Through this emphasis not on one element or area but rather on the entirety of the composition in homogenous flatness, we are reminded of the ‘allover’ approach of Abstract Expressionists like Jackson Pollock, who covered their canvases with profusions of paint not orientated to any centre or composition. Indeed, it is typical of Wool’s seditious style that he was able to load such rich art historical reference into such economical aesthetic forms, executed with such familiar every day tools. In the stark binary palette of black and white, we are reminded of the strict chromatic polarity of Franz Kline, who completed works with a similar sense of forceful directness. Meanwhile, in the formulation of a mechanical means of production, and the appropriation of a mark-making technique that had not yet been applied to the field of fine art, we are very much reminded of Andy Warhol and his silkscreen innovations of the early 1960s. Moreover, the present work also exemplifies the ways in which, at a time when the prevailing trend in painting was set by neo-expressionists and Transavanguardia movements, Wool struck out alongside German artists like Martin Kippenberger and Albert Oehlen, and dared to challenge the status quo of the medium from within.

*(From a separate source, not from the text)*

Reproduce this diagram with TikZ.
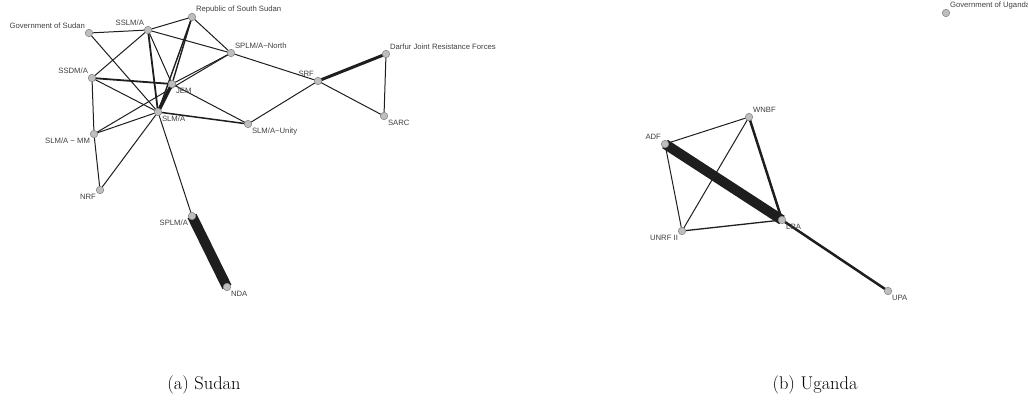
\documentclass[tikz,border=0pt]{standalone}
\usepackage{fontspec}
\newfontfamily\lblfont{Liberation Sans}
\usetikzlibrary{backgrounds}
\definecolor{tiecol}{HTML}{1E1E1E}
\definecolor{actfill}{HTML}{BEBEBE}
\definecolor{actline}{HTML}{8C8C8C}
\definecolor{lblcol}{HTML}{404040}

\begin{document}
\begin{tikzpicture}[x=1pt, y=-1pt,
    actor/.style={draw=actline, circle, fill=actfill, minimum size=7.5pt,
                  inner sep=0pt, line width=0.6pt},
    every label/.style={draw=none, fill=none, rectangle, inner sep=0.8pt,
                        text=lblcol, font=\lblfont\fontsize{7.7}{9}\selectfont},
    label distance=0.3pt,
    tie/.style={draw=tiecol, line width=1pt},
    caption/.style={font=\fontsize{18.4}{21}\selectfont, inner sep=0pt}]
    \useasboundingbox (0,0) rectangle (1028,405);

    % Sudan
    \node[actor, label=above left:Government of Sudan]   (gos)   at (89,33)   {};
    \node[actor, label=above left:SSLM/A]                (sslm)  at (148,30)  {};
    \node[actor, label=above right:Republic of South Sudan] (rss) at (192,17)  {};
    \node[actor, label=above right:SPLM/A−North]         (splmn) at (231,53)  {};
    \node[actor, label=above left:SSDM/A]                (ssdm)  at (92,78)   {};
    \node[actor, label=below right:JEM]                  (jem)   at (172,84)  {};
    \node[actor, label=below right:SLM/A]                (slm)   at (158,112) {};
    \node[actor, label=below left:SLM/A − MM]            (slmmm) at (94,134)  {};
    \node[actor, label=below right:SLM/A−Unity]          (unity) at (248,124) {};
    \node[actor, label=above left:SRF]                   (srf)   at (318,81)  {};
    \node[actor, label=above right:Darfur Joint Resistance Forces] (djrf) at (386,54) {};
    \node[actor, label=below right:SARC]                 (sarc)  at (384,116) {};
    \node[actor, label=below left:NRF]                   (nrf)   at (100,190) {};
    \node[actor, label=below left:SPLM/A]                (splm)  at (192,216) {};
    \node[actor, label=below right:NDA]                  (nda)   at (227,287) {};

    % Uganda
    \node[actor, label=above right:Government of Uganda] (gou)   at (946,13)  {};
    \node[actor, label=above right:WNBF]                 (wnbf)  at (749,117) {};
    \node[actor, label=above left:ADF]                   (adf)   at (665,144) {};
    \node[actor, label=below right:LRA]                  (lra)   at (782,220) {};
    \node[actor, label=below left:UNRF II]               (unrf)  at (682,231) {};
    \node[actor, label=below right:UPA]                  (upa)   at (888,291) {};

    \begin{scope}[on background layer]
        \draw[tie] (gos.center) -- (sslm.center);
        \draw[tie] (gos.center) -- (slm.center);
        \draw[tie] (sslm.center) -- (rss.center);
        \draw[tie] (sslm.center) -- (splmn.center);
        \draw[tie] (sslm.center) -- (ssdm.center);
        \draw[tie] (sslm.center) -- (jem.center);
        \draw[tie, line width=1.8pt] (sslm.center) -- (slm.center);
        \draw[tie] (rss.center) -- (splmn.center);
        \draw[tie, line width=1.4pt] (rss.center) -- (jem.center);
        \draw[tie, line width=1.4pt] (rss.center) -- (slm.center);
        \draw[tie] (splmn.center) -- (jem.center);
        \draw[tie] (splmn.center) -- (slmmm.center);
        \draw[tie] (splmn.center) -- (srf.center);
        \draw[tie, line width=1.8pt] (ssdm.center) -- (jem.center);
        \draw[tie] (ssdm.center) -- (slm.center);
        \draw[tie] (ssdm.center) -- (slmmm.center);
        \draw[tie, line width=3.5pt] (jem.center) -- (slm.center);
        \draw[tie] (jem.center) -- (unity.center);
        \draw[tie, line width=1.5pt] (slm.center) -- (unity.center);
        \draw[tie] (slm.center) -- (slmmm.center);
        \draw[tie] (slm.center) -- (nrf.center);
        \draw[tie] (slm.center) -- (splm.center);
        \draw[tie] (slmmm.center) -- (nrf.center);
        \draw[tie] (unity.center) -- (srf.center);
        \draw[tie, line width=3pt] (srf.center) -- (djrf.center);
        \draw[tie] (srf.center) -- (sarc.center);
        \draw[tie] (djrf.center) -- (sarc.center);
        \draw[tie, line width=10pt] (splm.center) -- (nda.center);

        \draw[tie] (adf.center) -- (wnbf.center);
        \draw[tie, line width=10pt] (adf.center) -- (lra.center);
        \draw[tie] (adf.center) -- (unrf.center);
        \draw[tie] (wnbf.center) -- (unrf.center);
        \draw[tie, line width=2.5pt] (wnbf.center) -- (lra.center);
        \draw[tie, line width=1.3pt] (unrf.center) -- (lra.center);
        \draw[tie, line width=2.5pt] (lra.center) -- (upa.center);
    \end{scope}

    \node[caption] (capa) at (204,385) {(a) Sudan};
    \node[caption] (capb) at (815,385) {(b) Uganda};
\end{tikzpicture}
\end{document}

The relationship between Wool’s three materials – aluminium, alkyd, and flashe paint – is somewhat violent but wholly symbiotic. Where the acidic alkyd literally burns and corrodes the metallic surface of the piece, the indelible flashe paint seeps into the aluminium, embedding itself within the ground with ineradicable permanence. The relationship between the paint and the surface thus gives the piece a sculptural physicality, while the corrosion caused by the acid adds a third dimension of depth to the work. In the end, each single dot is literally burnt into the aluminium, negating the implicit notion that the panel could be stripped and repurposed, and thus imbuing the work with an immense sense of permanence and stature. In Wool’s own words: “I often want a painting to feel like it is the result of a certain process… a process that was not simply that painting / picturing process of putting together a formalistically successful painting. I’ve made paintings that were ‘pictures’ created merely by the act / process of painting over a previous image” (Christopher Wool quoted in: Hans Werner Holzwarth, Ed., Christopher Wool, New York 2008, p. 160). Through the present process of chemical reaction, the work becomes an object in its own right, transcendent of any sense of representation or symbolism, and beholding meaning only unto itself.